Task objective:
Would you return the complete listing below word for word?

Dataset content:
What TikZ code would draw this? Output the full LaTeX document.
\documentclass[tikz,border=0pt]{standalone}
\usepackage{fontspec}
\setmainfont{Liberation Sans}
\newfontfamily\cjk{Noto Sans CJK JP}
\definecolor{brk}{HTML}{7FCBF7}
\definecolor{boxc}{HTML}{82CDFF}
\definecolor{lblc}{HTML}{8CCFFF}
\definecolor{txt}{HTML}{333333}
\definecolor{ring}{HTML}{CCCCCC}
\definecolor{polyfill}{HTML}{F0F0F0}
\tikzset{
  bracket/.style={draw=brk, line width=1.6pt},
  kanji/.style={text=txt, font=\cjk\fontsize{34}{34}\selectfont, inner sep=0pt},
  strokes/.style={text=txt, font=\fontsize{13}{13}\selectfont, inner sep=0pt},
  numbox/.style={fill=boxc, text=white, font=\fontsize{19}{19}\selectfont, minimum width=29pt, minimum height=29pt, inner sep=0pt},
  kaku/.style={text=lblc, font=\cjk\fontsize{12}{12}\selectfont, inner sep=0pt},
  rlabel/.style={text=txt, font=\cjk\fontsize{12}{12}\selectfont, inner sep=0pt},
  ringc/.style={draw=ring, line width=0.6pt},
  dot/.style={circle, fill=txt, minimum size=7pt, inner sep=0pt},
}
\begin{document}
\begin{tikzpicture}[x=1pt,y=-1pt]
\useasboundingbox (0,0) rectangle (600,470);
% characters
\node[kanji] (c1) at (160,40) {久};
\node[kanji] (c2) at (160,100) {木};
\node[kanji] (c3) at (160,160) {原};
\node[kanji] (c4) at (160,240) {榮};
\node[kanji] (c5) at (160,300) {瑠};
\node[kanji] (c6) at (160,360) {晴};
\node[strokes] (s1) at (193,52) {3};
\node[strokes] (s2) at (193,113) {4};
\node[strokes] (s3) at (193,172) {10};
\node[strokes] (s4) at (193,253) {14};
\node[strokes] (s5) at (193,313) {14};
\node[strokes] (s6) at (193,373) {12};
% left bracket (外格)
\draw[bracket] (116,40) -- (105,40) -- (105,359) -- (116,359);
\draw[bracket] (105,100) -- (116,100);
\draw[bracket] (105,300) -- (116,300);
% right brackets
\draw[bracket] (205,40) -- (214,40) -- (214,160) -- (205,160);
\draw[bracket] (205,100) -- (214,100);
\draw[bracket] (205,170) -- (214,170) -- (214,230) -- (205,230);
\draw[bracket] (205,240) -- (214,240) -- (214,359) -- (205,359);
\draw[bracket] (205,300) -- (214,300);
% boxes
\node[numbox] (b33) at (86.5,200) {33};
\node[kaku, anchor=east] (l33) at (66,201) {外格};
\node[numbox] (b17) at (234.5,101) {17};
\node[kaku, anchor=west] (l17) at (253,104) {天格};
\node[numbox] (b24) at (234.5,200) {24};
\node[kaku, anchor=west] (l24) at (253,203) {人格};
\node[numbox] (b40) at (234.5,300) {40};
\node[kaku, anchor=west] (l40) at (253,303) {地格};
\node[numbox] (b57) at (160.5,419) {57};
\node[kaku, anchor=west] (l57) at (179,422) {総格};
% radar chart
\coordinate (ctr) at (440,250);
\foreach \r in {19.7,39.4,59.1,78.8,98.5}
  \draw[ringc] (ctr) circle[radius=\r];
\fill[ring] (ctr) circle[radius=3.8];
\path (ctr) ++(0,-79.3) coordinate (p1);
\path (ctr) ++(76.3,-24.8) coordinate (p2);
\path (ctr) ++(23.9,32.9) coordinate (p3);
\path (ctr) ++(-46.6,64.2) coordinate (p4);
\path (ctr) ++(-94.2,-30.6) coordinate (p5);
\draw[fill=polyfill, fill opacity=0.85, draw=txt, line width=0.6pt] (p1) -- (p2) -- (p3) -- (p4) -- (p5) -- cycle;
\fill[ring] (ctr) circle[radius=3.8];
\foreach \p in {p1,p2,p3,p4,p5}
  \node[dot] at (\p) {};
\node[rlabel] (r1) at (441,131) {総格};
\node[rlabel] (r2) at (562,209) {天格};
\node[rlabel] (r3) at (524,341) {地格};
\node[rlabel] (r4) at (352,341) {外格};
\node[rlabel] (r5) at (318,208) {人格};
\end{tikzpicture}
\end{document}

Result of the task:
What TikZ code would draw this? Output the full LaTeX document.
\documentclass[tikz,border=0pt]{standalone}
\usepackage{fontspec}
\setmainfont{Liberation Sans}
\newfontfamily\cjk{Noto Sans CJK JP}
\definecolor{brk}{HTML}{7FCBF7}
\definecolor{boxc}{HTML}{82CDFF}
\definecolor{lblc}{HTML}{8CCFFF}
\definecolor{txt}{HTML}{333333}
\definecolor{ring}{HTML}{CCCCCC}
\definecolor{polyfill}{HTML}{F0F0F0}
\tikzset{
  bracket/.style={draw=brk, line width=1.6pt},
  kanji/.style={text=txt, font=\cjk\fontsize{34}{34}\selectfont, inner sep=0pt},
  strokes/.style={text=txt, font=\fontsize{13}{13}\selectfont, inner sep=0pt},
  numbox/.style={fill=boxc, text=white, font=\fontsize{19}{19}\selectfont, minimum width=29pt, minimum height=29pt, inner sep=0pt},
  kaku/.style={text=lblc, font=\cjk\fontsize{12}{12}\selectfont, inner sep=0pt},
  rlabel/.style={text=txt, font=\cjk\fontsize{12}{12}\selectfont, inner sep=0pt},
  ringc/.style={draw=ring, line width=0.6pt},
  dot/.style={circle, fill=txt, minimum size=7pt, inner sep=0pt},
}
\begin{document}
\begin{tikzpicture}[x=1pt,y=-1pt]
\useasboundingbox (0,0) rectangle (600,470);
% characters
\node[kanji] (c1) at (160,40) {久};
\node[kanji] (c2) at (160,100) {木};
\node[kanji] (c3) at (160,160) {原};
\node[kanji] (c4) at (160,240) {榮};
\node[kanji] (c5) at (160,300) {瑠};
\node[kanji] (c6) at (160,360) {晴};
\node[strokes] (s1) at (193,52) {3};
\node[strokes] (s2) at (193,113) {4};
\node[strokes] (s3) at (193,172) {10};
\node[strokes] (s4) at (193,253) {14};
\node[strokes] (s5) at (193,313) {14};
\node[strokes] (s6) at (193,373) {12};
% left bracket (外格)
\draw[bracket] (116,40) -- (105,40) -- (105,359) -- (116,359);
\draw[bracket] (105,100) -- (116,100);
\draw[bracket] (105,300) -- (116,300);
% right brackets
\draw[bracket] (205,40) -- (214,40) -- (214,160) -- (205,160);
\draw[bracket] (205,100) -- (214,100);
\draw[bracket] (205,170) -- (214,170) -- (214,230) -- (205,230);
\draw[bracket] (205,240) -- (214,240) -- (214,359) -- (205,359);
\draw[bracket] (205,300) -- (214,300);
% boxes
\node[numbox] (b33) at (86.5,200) {33};
\node[kaku, anchor=east] (l33) at (66,201) {外格};
\node[numbox] (b17) at (234.5,101) {17};
\node[kaku, anchor=west] (l17) at (253,104) {天格};
\node[numbox] (b24) at (234.5,200) {24};
\node[kaku, anchor=west] (l24) at (253,203) {人格};
\node[numbox] (b40) at (234.5,300) {40};
\node[kaku, anchor=west] (l40) at (253,303) {地格};
\node[numbox] (b57) at (160.5,419) {57};
\node[kaku, anchor=west] (l57) at (179,422) {総格};
% radar chart
\coordinate (ctr) at (440,250);
\foreach \r in {19.7,39.4,59.1,78.8,98.5}
  \draw[ringc] (ctr) circle[radius=\r];
\fill[ring] (ctr) circle[radius=3.8];
\path (ctr) ++(0,-79.3) coordinate (p1);
\path (ctr) ++(76.3,-24.8) coordinate (p2);
\path (ctr) ++(23.9,32.9) coordinate (p3);
\path (ctr) ++(-46.6,64.2) coordinate (p4);
\path (ctr) ++(-94.2,-30.6) coordinate (p5);
\draw[fill=polyfill, fill opacity=0.85, draw=txt, line width=0.6pt] (p1) -- (p2) -- (p3) -- (p4) -- (p5) -- cycle;
\fill[ring] (ctr) circle[radius=3.8];
\foreach \p in {p1,p2,p3,p4,p5}
  \node[dot] at (\p) {};
\node[rlabel] (r1) at (441,131) {総格};
\node[rlabel] (r2) at (562,209) {天格};
\node[rlabel] (r3) at (524,341) {地格};
\node[rlabel] (r4) at (352,341) {外格};
\node[rlabel] (r5) at (318,208) {人格};
\end{tikzpicture}
\end{document}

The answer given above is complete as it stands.